[PROBLEM REQUIREMENTS]
The material below should be written out in full and exactly; pictures stay out of the copy.

[DATA EXCERPT]
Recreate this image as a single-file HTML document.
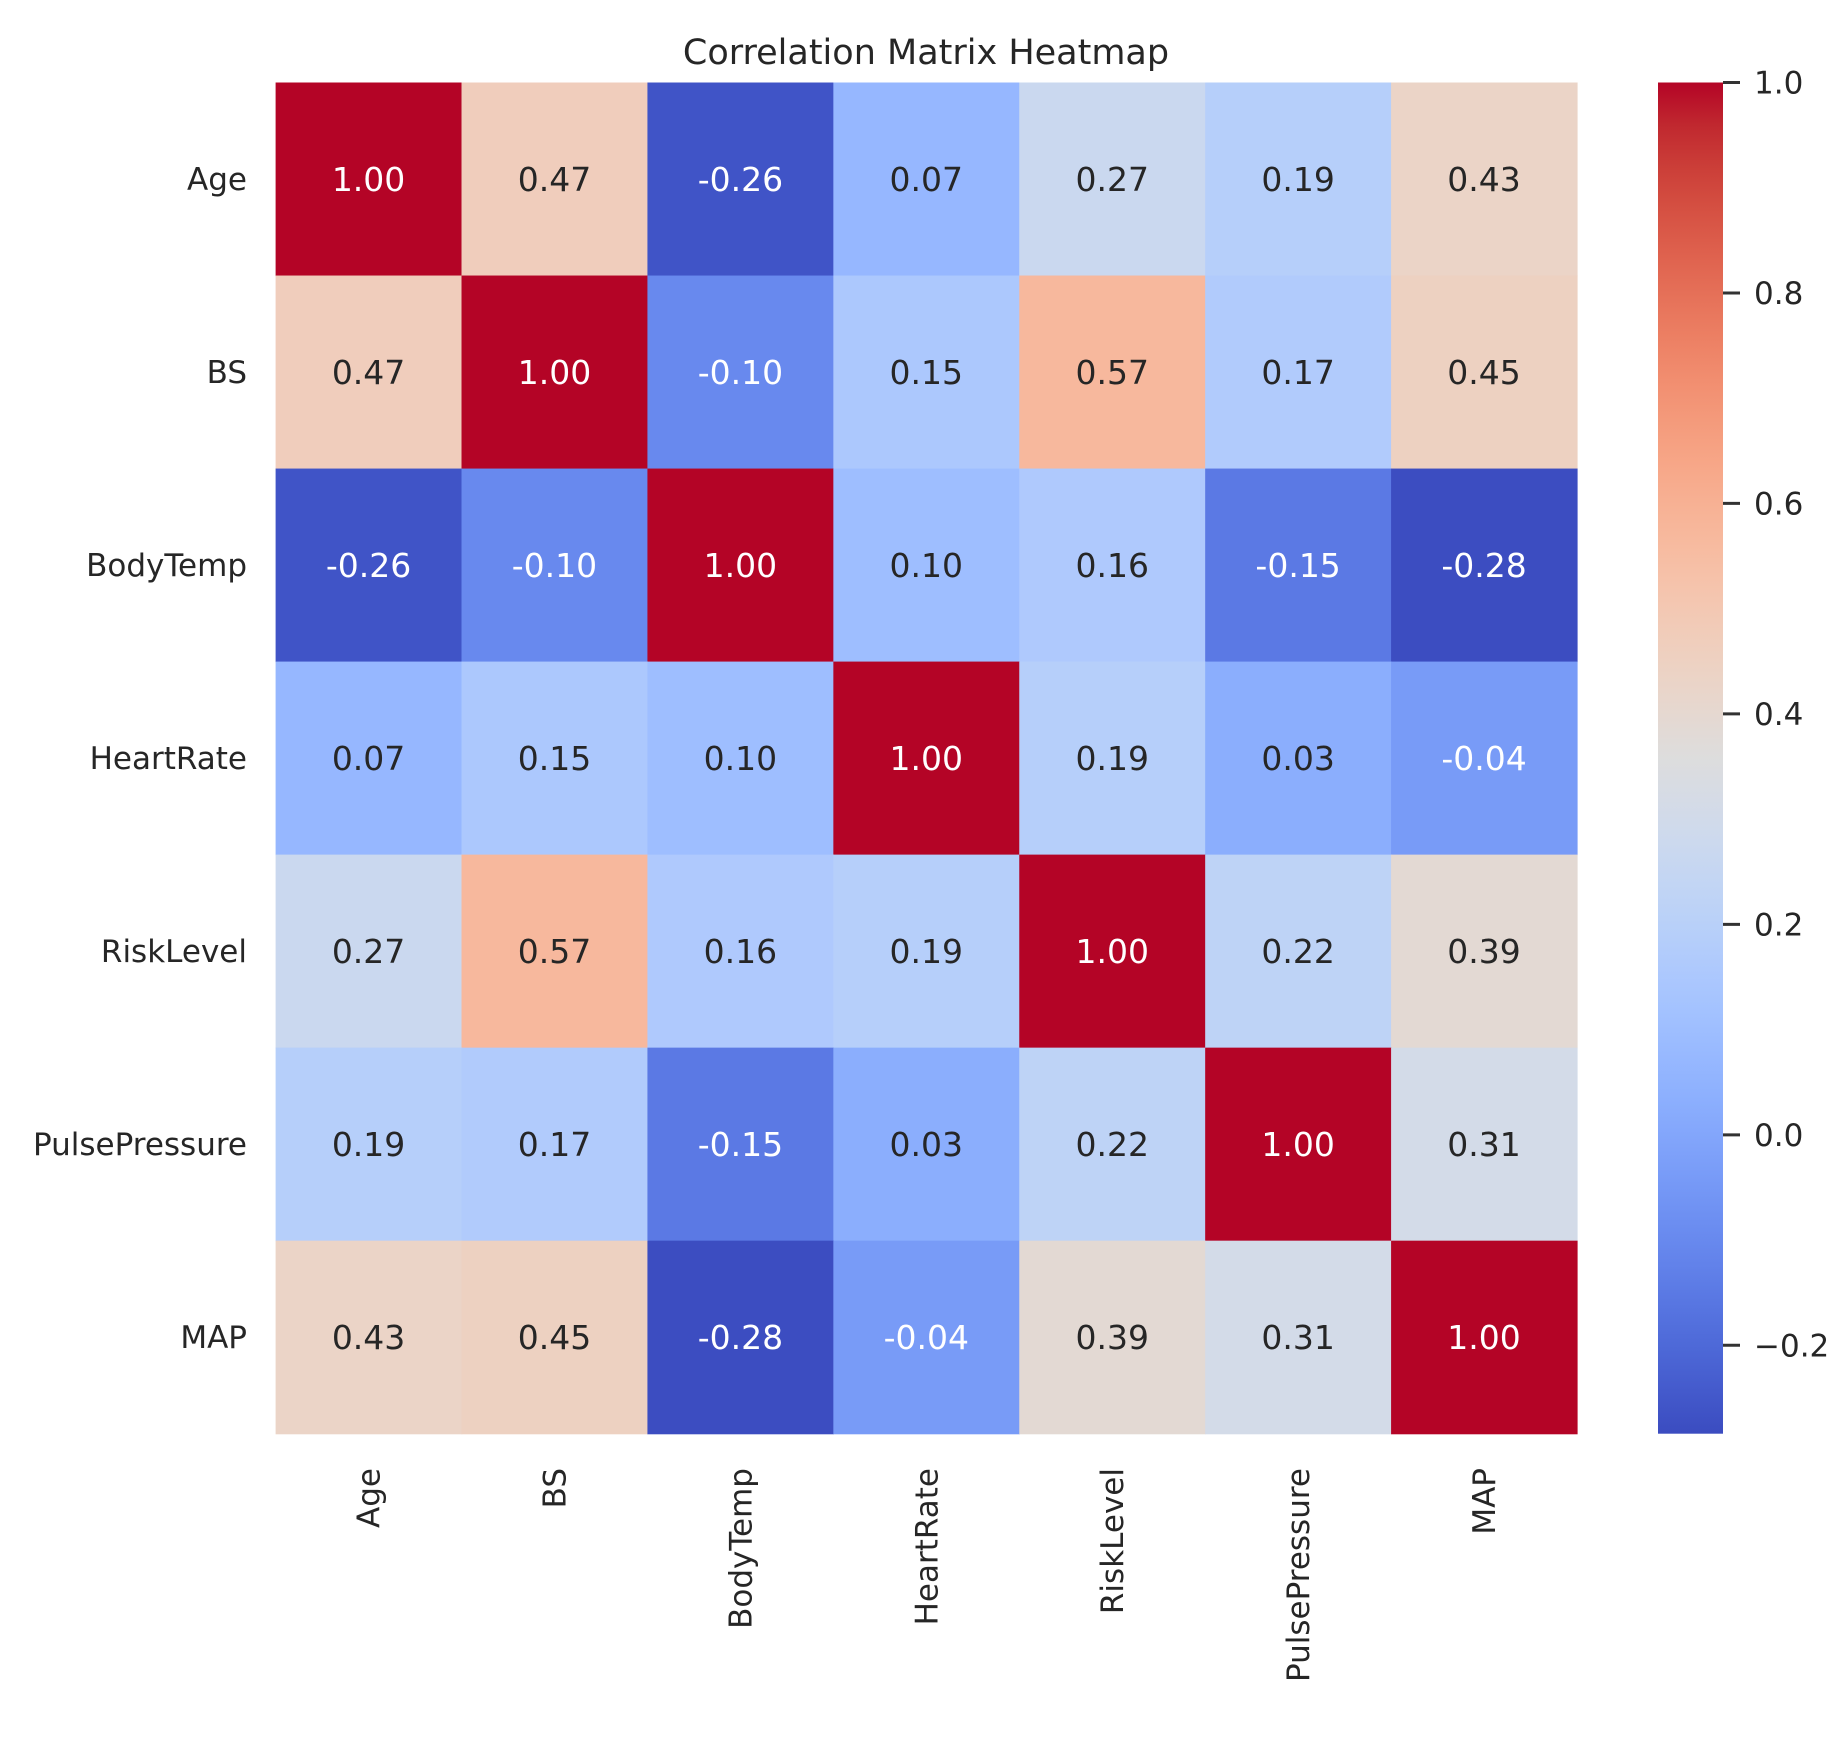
<!DOCTYPE html>
<html><head><meta charset="utf-8"><style>
body{margin:0;background:#fff;}
svg text{font-family:"DejaVu Sans","Liberation Sans",sans-serif;}
</style></head><body>
<svg id="chart" width="1847" height="1735" xmlns="http://www.w3.org/2000/svg">
<rect width="1847" height="1735" fill="#fff"/>
<text x="926" y="64" text-anchor="middle" font-size="35" fill="#262626">Correlation Matrix Heatmap</text>
<g id="cells"></g><g id="ylabels"></g><g id="xlabels"></g><g id="cbar"></g>
</svg>
<script>
const labels = ["Age","BS","BodyTemp","HeartRate","RiskLevel","PulsePressure","MAP"];
const row0 = [1.00,0.47,-0.26,0.07,0.27,0.19,0.43];
const row1 = [0.47,1.00,-0.10,0.15,0.57,0.17,0.45];
const row2 = [-0.26,-0.10,1.00,0.10,0.16,-0.15,-0.28];
const row3 = [0.07,0.15,0.10,1.00,0.19,0.03,-0.04];
const row4 = [0.27,0.57,0.16,0.19,1.00,0.22,0.39];
const row5 = [0.19,0.17,-0.15,0.03,0.22,1.00,0.31];
const row6 = [0.43,0.45,-0.28,-0.04,0.39,0.31,1.00];
const matrix = [row0,row1,row2,row3,row4,row5,row6];
const cbTicks = [1.0,0.8,0.6,0.4,0.2,0.0,-0.2];
const cbTickLabels = ["1.0","0.8","0.6","0.4","0.2","0.0","\u22120.2"];
const vmin = -0.284, vmax = 1.0;

const NS="http://www.w3.org/2000/svg";
const X0=275.6, Y0=82.5, W=1301.4, H=1351.2;
const cw=W/labels.length, ch=H/labels.length;
const xOf=i=>X0+i*cw, yOf=j=>Y0+j*ch;
const CB_X=1658, CB_W=65;
const cbY=v=>Y0+(vmax-v)/(vmax-vmin)*H;

const cw_tab=[[59,76,192],[68,90,204],[77,104,215],[87,117,225],[98,130,234],[108,142,241],[119,154,247],[130,165,251],[141,176,254],[152,185,255],[163,194,255],[174,201,253],[184,208,249],[194,213,244],[204,217,238],[213,219,230],[221,221,221],[229,216,209],[236,211,197],[241,204,185],[245,196,173],[247,187,160],[247,177,148],[247,166,135],[244,154,123],[241,141,111],[236,127,99],[229,112,88],[222,96,77],[213,80,66],[203,62,56],[192,40,47],[180,4,38]];
function cmap(v){let t=(v-vmin)/(vmax-vmin);t=Math.max(0,Math.min(1,t));const p=t*32,i=Math.min(31,Math.floor(p)),f=p-i;
const a=cw_tab[i],b=cw_tab[i+1];return a.map((c,k)=>Math.round(c+(b[k]-c)*f));}
function mk(tag,attrs,parent){const e=document.createElementNS(NS,tag);for(const k in attrs)e.setAttribute(k,attrs[k]);parent.appendChild(e);return e;}

const gC=document.getElementById('cells');
matrix.forEach((row,j)=>row.forEach((v,i)=>{
  const c=cmap(v);
  const r=mk('rect',{x:xOf(i),y:yOf(j),width:cw+0.6,height:ch+0.6,fill:`rgb(${c})`},gC);
  
  
  const lum=(0.2126*(c[0]/255)**2.2+0.7152*(c[1]/255)**2.2+0.0722*(c[2]/255)**2.2);
  const t=mk('text',{x:xOf(i)+cw/2,y:yOf(j)+ch/2+12,'text-anchor':'middle','font-size':33,fill:lum<0.408?'#ffffff':'#262626'},gC);
  t.textContent=v.toFixed(2);
  
  
}));
const gY=document.getElementById('ylabels');
labels.forEach((l,j)=>{
  const t=mk('text',{x:247,y:yOf(j)+ch/2+11,'text-anchor':'end','font-size':31,fill:'#262626'},gY);
  t.textContent=l;
  
  
});
const gX=document.getElementById('xlabels');
labels.forEach((l,i)=>{
  const cx=xOf(i)+cw/2+11, cy=1468;
  const t=mk('text',{x:cx,y:cy,'text-anchor':'end','font-size':31,fill:'#262626',transform:`rotate(-90 ${cx} ${cy})`},gX);
  t.textContent=l;
  
  
});
const gB=document.getElementById('cbar');
const defs=mk('defs',{},gB);
const lg=mk('linearGradient',{id:'cbg',x1:0,y1:0,x2:0,y2:1},defs);
for(let k=0;k<=32;k++){const v=vmax-(k/32)*(vmax-vmin);mk('stop',{offset:k/32,'stop-color':`rgb(${cmap(v)})`},lg);}
const cb=mk('rect',{x:CB_X,y:Y0,width:CB_W,height:H,fill:'url(#cbg)'},gB);


cbTicks.forEach((v,k)=>{
  const y=cbY(v);
  const ln=mk('line',{x1:CB_X+CB_W,x2:CB_X+CB_W+17,y1:y,y2:y,stroke:'#333',"stroke-width":3},gB);
  
  
  const t=mk('text',{x:1754,y:y+11,'font-size':31,fill:'#262626'},gB);
  t.textContent=cbTickLabels[k];
  
  
});
</script>
</body></html>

[RESULT FOR THIS TASK]
Recreate this image as a single-file HTML document.
<!DOCTYPE html>
<html><head><meta charset="utf-8"><style>
body{margin:0;background:#fff;}
svg text{font-family:"DejaVu Sans","Liberation Sans",sans-serif;}
</style></head><body>
<svg id="chart" width="1847" height="1735" xmlns="http://www.w3.org/2000/svg">
<rect width="1847" height="1735" fill="#fff"/>
<text x="926" y="64" text-anchor="middle" font-size="35" fill="#262626">Correlation Matrix Heatmap</text>
<g id="cells"></g><g id="ylabels"></g><g id="xlabels"></g><g id="cbar"></g>
</svg>
<script>
const labels = ["Age","BS","BodyTemp","HeartRate","RiskLevel","PulsePressure","MAP"];
const row0 = [1.00,0.47,-0.26,0.07,0.27,0.19,0.43];
const row1 = [0.47,1.00,-0.10,0.15,0.57,0.17,0.45];
const row2 = [-0.26,-0.10,1.00,0.10,0.16,-0.15,-0.28];
const row3 = [0.07,0.15,0.10,1.00,0.19,0.03,-0.04];
const row4 = [0.27,0.57,0.16,0.19,1.00,0.22,0.39];
const row5 = [0.19,0.17,-0.15,0.03,0.22,1.00,0.31];
const row6 = [0.43,0.45,-0.28,-0.04,0.39,0.31,1.00];
const matrix = [row0,row1,row2,row3,row4,row5,row6];
const cbTicks = [1.0,0.8,0.6,0.4,0.2,0.0,-0.2];
const cbTickLabels = ["1.0","0.8","0.6","0.4","0.2","0.0","\u22120.2"];
const vmin = -0.284, vmax = 1.0;

const NS="http://www.w3.org/2000/svg";
const X0=275.6, Y0=82.5, W=1301.4, H=1351.2;
const cw=W/labels.length, ch=H/labels.length;
const xOf=i=>X0+i*cw, yOf=j=>Y0+j*ch;
const CB_X=1658, CB_W=65;
const cbY=v=>Y0+(vmax-v)/(vmax-vmin)*H;

const cw_tab=[[59,76,192],[68,90,204],[77,104,215],[87,117,225],[98,130,234],[108,142,241],[119,154,247],[130,165,251],[141,176,254],[152,185,255],[163,194,255],[174,201,253],[184,208,249],[194,213,244],[204,217,238],[213,219,230],[221,221,221],[229,216,209],[236,211,197],[241,204,185],[245,196,173],[247,187,160],[247,177,148],[247,166,135],[244,154,123],[241,141,111],[236,127,99],[229,112,88],[222,96,77],[213,80,66],[203,62,56],[192,40,47],[180,4,38]];
function cmap(v){let t=(v-vmin)/(vmax-vmin);t=Math.max(0,Math.min(1,t));const p=t*32,i=Math.min(31,Math.floor(p)),f=p-i;
const a=cw_tab[i],b=cw_tab[i+1];return a.map((c,k)=>Math.round(c+(b[k]-c)*f));}
function mk(tag,attrs,parent){const e=document.createElementNS(NS,tag);for(const k in attrs)e.setAttribute(k,attrs[k]);parent.appendChild(e);return e;}

const gC=document.getElementById('cells');
matrix.forEach((row,j)=>row.forEach((v,i)=>{
  const c=cmap(v);
  const r=mk('rect',{x:xOf(i),y:yOf(j),width:cw+0.6,height:ch+0.6,fill:`rgb(${c})`},gC);
  
  
  const lum=(0.2126*(c[0]/255)**2.2+0.7152*(c[1]/255)**2.2+0.0722*(c[2]/255)**2.2);
  const t=mk('text',{x:xOf(i)+cw/2,y:yOf(j)+ch/2+12,'text-anchor':'middle','font-size':33,fill:lum<0.408?'#ffffff':'#262626'},gC);
  t.textContent=v.toFixed(2);
  
  
}));
const gY=document.getElementById('ylabels');
labels.forEach((l,j)=>{
  const t=mk('text',{x:247,y:yOf(j)+ch/2+11,'text-anchor':'end','font-size':31,fill:'#262626'},gY);
  t.textContent=l;
  
  
});
const gX=document.getElementById('xlabels');
labels.forEach((l,i)=>{
  const cx=xOf(i)+cw/2+11, cy=1468;
  const t=mk('text',{x:cx,y:cy,'text-anchor':'end','font-size':31,fill:'#262626',transform:`rotate(-90 ${cx} ${cy})`},gX);
  t.textContent=l;
  
  
});
const gB=document.getElementById('cbar');
const defs=mk('defs',{},gB);
const lg=mk('linearGradient',{id:'cbg',x1:0,y1:0,x2:0,y2:1},defs);
for(let k=0;k<=32;k++){const v=vmax-(k/32)*(vmax-vmin);mk('stop',{offset:k/32,'stop-color':`rgb(${cmap(v)})`},lg);}
const cb=mk('rect',{x:CB_X,y:Y0,width:CB_W,height:H,fill:'url(#cbg)'},gB);


cbTicks.forEach((v,k)=>{
  const y=cbY(v);
  const ln=mk('line',{x1:CB_X+CB_W,x2:CB_X+CB_W+17,y1:y,y2:y,stroke:'#333',"stroke-width":3},gB);
  
  
  const t=mk('text',{x:1754,y:y+11,'font-size':31,fill:'#262626'},gB);
  t.textContent=cbTickLabels[k];
  
  
});
</script>
</body></html>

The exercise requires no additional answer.